───── Collected data

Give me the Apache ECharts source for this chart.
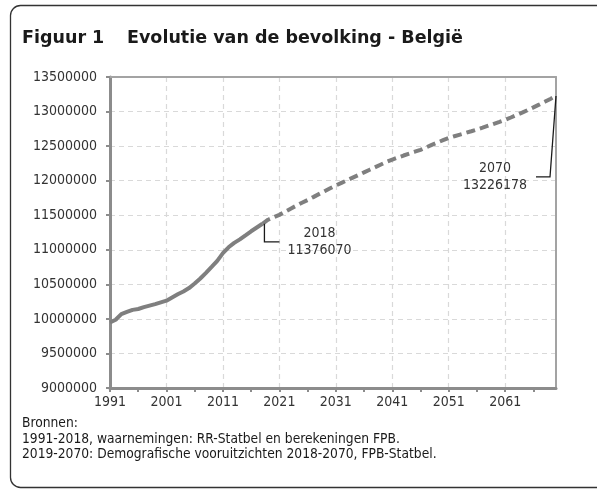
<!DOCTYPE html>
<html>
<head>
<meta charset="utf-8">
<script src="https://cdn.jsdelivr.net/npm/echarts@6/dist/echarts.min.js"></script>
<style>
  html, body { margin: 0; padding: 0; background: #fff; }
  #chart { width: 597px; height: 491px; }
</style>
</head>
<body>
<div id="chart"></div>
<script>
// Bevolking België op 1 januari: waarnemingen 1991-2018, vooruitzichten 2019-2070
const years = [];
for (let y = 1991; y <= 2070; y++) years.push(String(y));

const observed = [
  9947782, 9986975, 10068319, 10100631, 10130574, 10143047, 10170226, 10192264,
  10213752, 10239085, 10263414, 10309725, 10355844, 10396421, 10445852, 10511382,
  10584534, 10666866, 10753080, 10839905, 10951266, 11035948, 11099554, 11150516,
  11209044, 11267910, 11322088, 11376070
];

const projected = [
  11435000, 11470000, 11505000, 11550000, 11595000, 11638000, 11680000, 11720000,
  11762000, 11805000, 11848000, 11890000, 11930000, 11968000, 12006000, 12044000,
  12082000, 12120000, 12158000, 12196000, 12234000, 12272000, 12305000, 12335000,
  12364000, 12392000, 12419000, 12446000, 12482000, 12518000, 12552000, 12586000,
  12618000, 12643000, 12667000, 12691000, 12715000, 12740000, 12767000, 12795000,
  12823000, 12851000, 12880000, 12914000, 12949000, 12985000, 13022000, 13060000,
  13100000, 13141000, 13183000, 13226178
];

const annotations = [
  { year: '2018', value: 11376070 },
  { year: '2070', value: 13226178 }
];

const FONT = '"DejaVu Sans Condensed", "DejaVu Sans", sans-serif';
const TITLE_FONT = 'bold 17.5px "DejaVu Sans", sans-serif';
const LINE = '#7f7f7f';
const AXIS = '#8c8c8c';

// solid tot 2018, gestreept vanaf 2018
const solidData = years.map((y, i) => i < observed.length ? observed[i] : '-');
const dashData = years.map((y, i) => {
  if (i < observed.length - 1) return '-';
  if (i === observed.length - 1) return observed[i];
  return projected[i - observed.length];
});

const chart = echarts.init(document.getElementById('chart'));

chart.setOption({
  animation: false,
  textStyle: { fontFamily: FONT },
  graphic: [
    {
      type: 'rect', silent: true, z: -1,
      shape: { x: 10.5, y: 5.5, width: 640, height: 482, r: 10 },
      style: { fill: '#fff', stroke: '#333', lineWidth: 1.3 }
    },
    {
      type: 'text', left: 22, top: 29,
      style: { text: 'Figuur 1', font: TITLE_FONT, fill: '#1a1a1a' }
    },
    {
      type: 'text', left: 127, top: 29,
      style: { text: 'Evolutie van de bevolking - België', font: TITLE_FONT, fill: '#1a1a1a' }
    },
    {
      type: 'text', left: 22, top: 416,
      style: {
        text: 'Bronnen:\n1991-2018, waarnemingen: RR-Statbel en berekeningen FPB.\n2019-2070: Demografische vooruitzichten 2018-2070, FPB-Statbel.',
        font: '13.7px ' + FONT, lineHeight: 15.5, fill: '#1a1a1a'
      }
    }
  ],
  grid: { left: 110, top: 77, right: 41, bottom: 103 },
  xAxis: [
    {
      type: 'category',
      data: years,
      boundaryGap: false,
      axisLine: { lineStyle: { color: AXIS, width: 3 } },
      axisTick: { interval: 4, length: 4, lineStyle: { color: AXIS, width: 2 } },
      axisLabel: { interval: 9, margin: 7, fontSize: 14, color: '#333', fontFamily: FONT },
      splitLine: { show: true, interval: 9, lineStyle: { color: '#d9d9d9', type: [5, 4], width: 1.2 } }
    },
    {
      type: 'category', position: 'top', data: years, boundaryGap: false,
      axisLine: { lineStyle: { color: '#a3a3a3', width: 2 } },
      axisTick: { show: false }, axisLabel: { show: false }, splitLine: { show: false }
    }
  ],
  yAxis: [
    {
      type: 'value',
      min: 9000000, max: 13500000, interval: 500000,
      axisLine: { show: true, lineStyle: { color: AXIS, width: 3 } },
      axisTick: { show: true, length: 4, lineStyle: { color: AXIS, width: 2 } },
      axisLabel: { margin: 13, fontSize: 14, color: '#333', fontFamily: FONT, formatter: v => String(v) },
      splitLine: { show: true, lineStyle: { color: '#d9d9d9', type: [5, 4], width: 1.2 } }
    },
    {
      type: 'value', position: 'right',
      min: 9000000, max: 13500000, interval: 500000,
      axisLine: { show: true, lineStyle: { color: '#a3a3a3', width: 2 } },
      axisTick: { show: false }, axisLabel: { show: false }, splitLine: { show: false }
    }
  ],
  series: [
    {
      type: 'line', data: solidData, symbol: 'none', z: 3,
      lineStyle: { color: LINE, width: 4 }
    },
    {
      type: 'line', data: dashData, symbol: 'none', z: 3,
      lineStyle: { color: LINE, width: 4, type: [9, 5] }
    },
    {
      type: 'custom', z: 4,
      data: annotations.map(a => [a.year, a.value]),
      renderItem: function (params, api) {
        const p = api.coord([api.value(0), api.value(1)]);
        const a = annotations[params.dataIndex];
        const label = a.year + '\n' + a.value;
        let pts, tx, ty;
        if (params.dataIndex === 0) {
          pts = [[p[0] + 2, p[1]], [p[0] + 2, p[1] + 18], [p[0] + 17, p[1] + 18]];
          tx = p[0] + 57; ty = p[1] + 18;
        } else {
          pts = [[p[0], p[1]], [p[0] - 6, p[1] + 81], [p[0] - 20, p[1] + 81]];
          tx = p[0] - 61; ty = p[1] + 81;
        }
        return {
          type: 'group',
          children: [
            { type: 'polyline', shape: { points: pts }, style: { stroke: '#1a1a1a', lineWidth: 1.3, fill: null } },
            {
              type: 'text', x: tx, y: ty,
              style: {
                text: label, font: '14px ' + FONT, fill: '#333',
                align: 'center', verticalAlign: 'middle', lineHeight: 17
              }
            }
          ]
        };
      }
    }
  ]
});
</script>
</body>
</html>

──────────

### Work required
Please quote the lines of the material, beginning with the first and ending with the one that contains "for (let y = 1991;", exactly as written and without any pictures.

### Output of the exercise
Give me the Apache ECharts source for this chart.
<!DOCTYPE html>
<html>
<head>
<meta charset="utf-8">
<script src="https://cdn.jsdelivr.net/npm/echarts@6/dist/echarts.min.js"></script>
<style>
  html, body { margin: 0; padding: 0; background: #fff; }
  #chart { width: 597px; height: 491px; }
</style>
</head>
<body>
<div id="chart"></div>
<script>
// Bevolking België op 1 januari: waarnemingen 1991-2018, vooruitzichten 2019-2070
const years = [];
for (let y = 1991; y <= 2070; y++) years.push(String(y));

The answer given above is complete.